Здесь и сейчас ссоры исчезают.

— Дай им воды, пожалуйста. — Это все, что Меррон может для них сделать. И Дар кивает: он приглядит.

На операционном столе старик с расплющенной грудной клеткой, он уже мертв, но доктора склонились над телом, разглядывая повреждения. Сейчас они похожи на воронье, слетевшееся к трупу.

— Пушка сорвалась с лафета, — пояснил доктор Гранвич, единственный, пожалуй, кто снисходил до разговоров с Меррон. — Обратите внимание на характер повреждений…

Грудина смята, ребра раздроблены. Осколки прорвали легкое, и старик захлебнулся собственной кровью. Или умер раньше, от боли?

— Надо будет провести вскрытие. — Гранвич дает знак унести тело.

Освободившееся место пустует недолго.

— Мартэйнн, — доктор Гранвич склоняется над пациентом, хотя его помощь и не нужна, — мне кажется, вам следует подумать о переезде…

У него узкое лицо и маленькие глаза, которые Гранвич прячет за круглыми стеклышками очков. Он равнодушен. Бесстрастен. Аполитичен.

— О вас спрашивали. И не только у меня. Интересовались, не слишком ли часто умирают ваши пациенты…

Не чаще, чем у других.

— …и не может ли быть в том злого умысла…

Его найдут, если нужно. В другой раз Меррон испугалась бы. Но не сейчас.

— Благодарю вас.

— Умные люди должны помогать себе подобным.

Гранвич протирает стеклышки платком и уходит. Надо бежать, но… сейчас? Нельзя. Нечестно по отношению к тем, у кого есть шанс выжить. Если до сих пор не пришли, то и сегодня, глядишь, не явятся. А ночью Меррон уйдет. Или утром.

Сейчас надо работать.

Рутина. На крови, на боли, но все равно уже рутина, особенно, если на лица не смотреть. Да и они все одинаково искажены. Везет тем, кто вовремя теряет сознание, но таких меньшинство.

Остальных привязывают.

Жалеть нельзя. От жалости слабеют руки, а это — преступление, сродни убийству, если не хуже.

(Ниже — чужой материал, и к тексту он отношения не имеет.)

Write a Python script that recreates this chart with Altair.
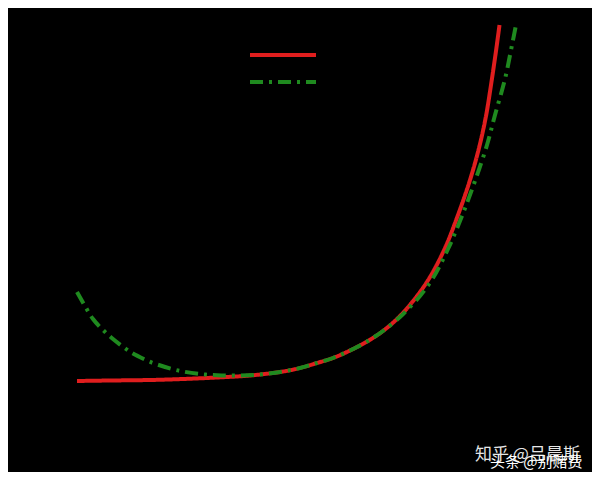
import altair as alt
import pandas as pd

# Values (arbitrary units: x rightwards, y upwards from the flat base)
red_x = [0, 33, 73, 106, 140, 173, 206, 223, 240, 256, 273, 290, 306, 323, 340, 353,
         368, 381, 393, 402, 409, 414, 419, 422.5]
red_y = [0, 0.5, 1, 2, 3.5, 5.5, 9.5, 13, 18, 23, 30.5, 39.5, 50, 65, 85, 104,
         133, 166, 201, 233, 265, 296, 330, 356]

green_x = [0, 8, 16, 26, 36, 49, 55, 70, 76, 95, 106, 123, 140, 160, 183, 206, 223, 240,
           256, 273, 290, 306, 323, 330, 343, 356, 371, 385, 398, 410, 418, 428, 435, 439]
green_y = [89, 75, 62, 51, 42, 32, 28, 20.5, 18, 12, 9.5, 7, 5.8, 5.5, 6.5, 9.5, 13, 18,
           23, 30.5, 39.5, 50, 64, 71, 85, 103, 132, 165, 200, 236, 266, 302, 336, 356]

series = ["exp(x)", "approx"]
colors = ["#e01e1e", "#1f8a1f"]
dashes = [[1, 0], [13, 6, 3, 6]]

watermark_1 = "知乎 @吕晨斯"
watermark_2 = "头条 @别赌费"

df = pd.concat([
    pd.DataFrame({"x": red_x, "y": red_y, "s": series[0], "o": range(len(red_x))}),
    pd.DataFrame({"x": green_x, "y": green_y, "s": series[1], "o": range(len(green_x))}),
])

W, H = 584, 464
xs = alt.Scale(domain=[-69, 515], nice=False, zero=False)
ys = alt.Scale(domain=[-91, 373], nice=False, zero=False)
cs = alt.Scale(domain=series, range=colors)
ds = alt.Scale(domain=series, range=dashes)

lines = alt.Chart(df).mark_line(strokeWidth=4, interpolate="catmull-rom", clip=False).encode(
    x=alt.X("x:Q", scale=xs, axis=None),
    y=alt.Y("y:Q", scale=ys, axis=None),
    order="o:Q",
    color=alt.Color("s:N", scale=cs, legend=None),
    strokeDash=alt.StrokeDash("s:N", scale=ds, legend=None),
)

# legend drawn by hand (labels are black on black in the reference)
leg_df = pd.DataFrame({"s": series, "row": [0, 1]})
ly = alt.Scale(domain=[0, 1], range=[47, 74])
legend_base = alt.Chart(leg_df)
leg_lines = legend_base.mark_rule(strokeWidth=4).encode(
    x=alt.value(242), x2=alt.value(308),
    y=alt.Y("row:Q", scale=ly, axis=None),
    color=alt.Color("s:N", scale=cs, legend=None),
    strokeDash=alt.StrokeDash("s:N", scale=ds, legend=None),
)
leg_text = legend_base.mark_text(align="left", baseline="middle", fontSize=12,
                                 color="black").encode(
    x=alt.value(318),
    y=alt.Y("row:Q", scale=ly, axis=None),
    text="s:N",
)
legend_layer = alt.layer(leg_lines, leg_text)

wm = pd.DataFrame({"t": [watermark_1, watermark_2]})
t1 = alt.Chart(wm.iloc[[0]]).mark_text(align="left", baseline="alphabetic", fontSize=17,
                                      color="white", font="Noto Sans CJK SC", opacity=0.9).encode(
    text="t:N", x=alt.value(467), y=alt.value(452))
t2 = alt.Chart(wm.iloc[[1]]).mark_text(align="left", baseline="alphabetic", fontSize=15,
                                      color="white", font="Noto Sans CJK SC").encode(
    text="t:N", x=alt.value(482), y=alt.value(459))

chart = alt.layer(lines, legend_layer, t1, t2).resolve_scale(y="independent").properties(
    width=W, height=H, background="black", padding=0,
    autosize=alt.AutoSizeParams(type="fit", contains="padding"),
).configure_view(stroke=None)

chart.save("out.html", embed_options={"renderer": "svg", "actions": False})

Когда получается покинуть госпиталь, на улице уже темно. И Меррон долго трет ладони куском пемзы, стесывая чужую кровь, пока Сержант не отбирает. Сам вытирает полотенцем и потом тут же заставляет сесть. Сует миску с остывшим супом, кажется, на косточках сваренным, что сродни чуду.

— Спасибо.

Попадаются даже волокна мяса. И Меррон ест медленно, тщательно пережевывая, только все равно пора возвращаться домой. И что-то делать… говорить… решать.

Дар идет рядом. Уже не злится, расстроен только.

— Извини. — Меррон потерла глаза. — Я не хотела тебя обидеть.

В доме сегодня как-то очень резко пахло травами, особенно липой.

Липовый чай разжижает кровь и способствует успокоению нервов, конечно, не так, как полынь, но все же. Еще немного мелиссы, мяты и корня валерианы. То, что нужно для здорового сна.

— Будешь?

Будет. И за стол садится, кружку принимает, нюхает придирчиво. Опасается, что Меррон его отравит?

— Это чтобы спалось спокойно. Без снов. А то если день такой, как сегодня, то обычно потом снится… всякое. Дар, что с тобой происходит?

Отворачивается.

— Ясно… как знаешь.

Липа горчит, чего не должно бы быть. Или это валериана… но в сон клонит неимоверно. У Меррон даже на то, чтобы помыться, сил нет. Добирается до кровати, стягивает сапоги и засыпает моментально. И сон муторный, тяжелый. Она бежит. Или тонет. Пытается вырваться, но все равно тонет. Захлебывается почти. Но в какой-то момент болото отпускает.

Меррон не удивилась, обнаружив, что спит не одна.

— Нам надо поговорить. — Наверное, следовало бы пожелать доброго утро, но нынешнее, как Меррон подозревала, и близко не будет добрым. Дар сразу подобрался. А глаза совсем желтыми стали… знакомое что-то в этом есть, а что — Меррон не припомнит.